╭──
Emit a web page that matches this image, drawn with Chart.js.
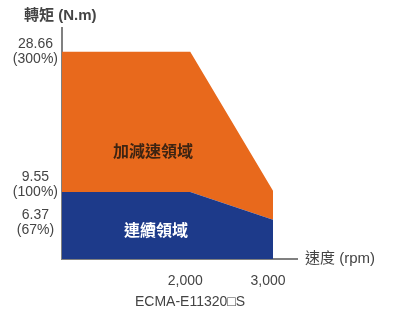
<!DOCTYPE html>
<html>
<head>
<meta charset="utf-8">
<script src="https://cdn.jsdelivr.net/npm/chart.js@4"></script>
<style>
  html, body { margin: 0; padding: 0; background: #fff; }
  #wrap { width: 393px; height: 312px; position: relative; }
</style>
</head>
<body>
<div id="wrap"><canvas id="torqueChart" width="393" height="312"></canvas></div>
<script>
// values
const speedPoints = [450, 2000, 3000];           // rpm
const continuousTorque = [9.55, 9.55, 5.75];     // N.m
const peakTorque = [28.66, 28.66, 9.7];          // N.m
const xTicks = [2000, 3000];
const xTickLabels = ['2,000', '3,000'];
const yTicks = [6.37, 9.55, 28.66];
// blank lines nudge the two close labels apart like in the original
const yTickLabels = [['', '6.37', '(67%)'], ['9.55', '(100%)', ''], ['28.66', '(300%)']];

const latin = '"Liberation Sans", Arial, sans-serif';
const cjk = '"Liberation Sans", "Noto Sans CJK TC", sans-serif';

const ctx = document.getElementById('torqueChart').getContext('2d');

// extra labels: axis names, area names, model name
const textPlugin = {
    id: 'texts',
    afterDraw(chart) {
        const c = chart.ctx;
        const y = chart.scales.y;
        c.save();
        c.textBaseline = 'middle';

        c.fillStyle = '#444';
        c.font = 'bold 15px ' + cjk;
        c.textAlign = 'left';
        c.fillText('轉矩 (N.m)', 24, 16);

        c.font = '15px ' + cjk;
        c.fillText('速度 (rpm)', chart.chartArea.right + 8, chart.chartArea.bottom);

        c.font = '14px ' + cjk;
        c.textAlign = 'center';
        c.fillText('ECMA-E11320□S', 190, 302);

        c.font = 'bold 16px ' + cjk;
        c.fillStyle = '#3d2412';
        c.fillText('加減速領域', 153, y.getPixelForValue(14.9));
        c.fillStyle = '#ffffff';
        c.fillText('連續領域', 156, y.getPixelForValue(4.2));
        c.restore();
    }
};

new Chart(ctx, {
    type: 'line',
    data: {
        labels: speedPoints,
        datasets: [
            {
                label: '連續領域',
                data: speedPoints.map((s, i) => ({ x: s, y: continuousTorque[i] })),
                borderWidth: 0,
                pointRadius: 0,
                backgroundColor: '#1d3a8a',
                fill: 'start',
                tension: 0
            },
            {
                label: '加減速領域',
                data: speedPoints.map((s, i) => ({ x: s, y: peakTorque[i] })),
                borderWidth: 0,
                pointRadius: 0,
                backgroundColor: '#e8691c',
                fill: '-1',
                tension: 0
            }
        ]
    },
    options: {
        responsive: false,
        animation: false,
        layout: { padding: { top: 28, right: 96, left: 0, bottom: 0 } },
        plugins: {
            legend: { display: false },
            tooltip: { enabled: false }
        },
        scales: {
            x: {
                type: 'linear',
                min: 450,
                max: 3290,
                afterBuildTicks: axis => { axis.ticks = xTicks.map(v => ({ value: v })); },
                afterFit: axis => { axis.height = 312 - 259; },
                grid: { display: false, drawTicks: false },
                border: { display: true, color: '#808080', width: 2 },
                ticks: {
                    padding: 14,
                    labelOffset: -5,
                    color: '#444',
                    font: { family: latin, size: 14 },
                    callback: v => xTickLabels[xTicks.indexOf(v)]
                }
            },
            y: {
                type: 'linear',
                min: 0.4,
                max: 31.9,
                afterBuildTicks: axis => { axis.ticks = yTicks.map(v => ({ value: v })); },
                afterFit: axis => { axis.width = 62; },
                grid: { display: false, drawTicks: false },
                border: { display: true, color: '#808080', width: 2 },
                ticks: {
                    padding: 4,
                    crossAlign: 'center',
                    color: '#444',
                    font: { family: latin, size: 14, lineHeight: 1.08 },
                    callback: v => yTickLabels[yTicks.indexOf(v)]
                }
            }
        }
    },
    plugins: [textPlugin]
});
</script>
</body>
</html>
╰──
→ TO DO: Omit every picture, then reproduce the rest of the listing exactly.

→ ANSWER TO THIS TASK:
Emit a web page that matches this image, drawn with Chart.js.
<!DOCTYPE html>
<html>
<head>
<meta charset="utf-8">
<script src="https://cdn.jsdelivr.net/npm/chart.js@4"></script>
<style>
  html, body { margin: 0; padding: 0; background: #fff; }
  #wrap { width: 393px; height: 312px; position: relative; }
</style>
</head>
<body>
<div id="wrap"><canvas id="torqueChart" width="393" height="312"></canvas></div>
<script>
// values
const speedPoints = [450, 2000, 3000];           // rpm
const continuousTorque = [9.55, 9.55, 5.75];     // N.m
const peakTorque = [28.66, 28.66, 9.7];          // N.m
const xTicks = [2000, 3000];
const xTickLabels = ['2,000', '3,000'];
const yTicks = [6.37, 9.55, 28.66];
// blank lines nudge the two close labels apart like in the original
const yTickLabels = [['', '6.37', '(67%)'], ['9.55', '(100%)', ''], ['28.66', '(300%)']];

const latin = '"Liberation Sans", Arial, sans-serif';
const cjk = '"Liberation Sans", "Noto Sans CJK TC", sans-serif';

const ctx = document.getElementById('torqueChart').getContext('2d');

// extra labels: axis names, area names, model name
const textPlugin = {
    id: 'texts',
    afterDraw(chart) {
        const c = chart.ctx;
        const y = chart.scales.y;
        c.save();
        c.textBaseline = 'middle';

        c.fillStyle = '#444';
        c.font = 'bold 15px ' + cjk;
        c.textAlign = 'left';
        c.fillText('轉矩 (N.m)', 24, 16);

        c.font = '15px ' + cjk;
        c.fillText('速度 (rpm)', chart.chartArea.right + 8, chart.chartArea.bottom);

        c.font = '14px ' + cjk;
        c.textAlign = 'center';
        c.fillText('ECMA-E11320□S', 190, 302);

        c.font = 'bold 16px ' + cjk;
        c.fillStyle = '#3d2412';
        c.fillText('加減速領域', 153, y.getPixelForValue(14.9));
        c.fillStyle = '#ffffff';
        c.fillText('連續領域', 156, y.getPixelForValue(4.2));
        c.restore();
    }
};

new Chart(ctx, {
    type: 'line',
    data: {
        labels: speedPoints,
        datasets: [
            {
                label: '連續領域',
                data: speedPoints.map((s, i) => ({ x: s, y: continuousTorque[i] })),
                borderWidth: 0,
                pointRadius: 0,
                backgroundColor: '#1d3a8a',
                fill: 'start',
                tension: 0
            },
            {
                label: '加減速領域',
                data: speedPoints.map((s, i) => ({ x: s, y: peakTorque[i] })),
                borderWidth: 0,
                pointRadius: 0,
                backgroundColor: '#e8691c',
                fill: '-1',
                tension: 0
            }
        ]
    },
    options: {
        responsive: false,
        animation: false,
        layout: { padding: { top: 28, right: 96, left: 0, bottom: 0 } },
        plugins: {
            legend: { display: false },
            tooltip: { enabled: false }
        },
        scales: {
            x: {
                type: 'linear',
                min: 450,
                max: 3290,
                afterBuildTicks: axis => { axis.ticks = xTicks.map(v => ({ value: v })); },
                afterFit: axis => { axis.height = 312 - 259; },
                grid: { display: false, drawTicks: false },
                border: { display: true, color: '#808080', width: 2 },
                ticks: {
                    padding: 14,
                    labelOffset: -5,
                    color: '#444',
                    font: { family: latin, size: 14 },
                    callback: v => xTickLabels[xTicks.indexOf(v)]
                }
            },
            y: {
                type: 'linear',
                min: 0.4,
                max: 31.9,
                afterBuildTicks: axis => { axis.ticks = yTicks.map(v => ({ value: v })); },
                afterFit: axis => { axis.width = 62; },
                grid: { display: false, drawTicks: false },
                border: { display: true, color: '#808080', width: 2 },
                ticks: {
                    padding: 4,
                    crossAlign: 'center',
                    color: '#444',
                    font: { family: latin, size: 14, lineHeight: 1.08 },
                    callback: v => yTickLabels[yTicks.indexOf(v)]
                }
            }
        }
    },
    plugins: [textPlugin]
});
</script>
</body>
</html>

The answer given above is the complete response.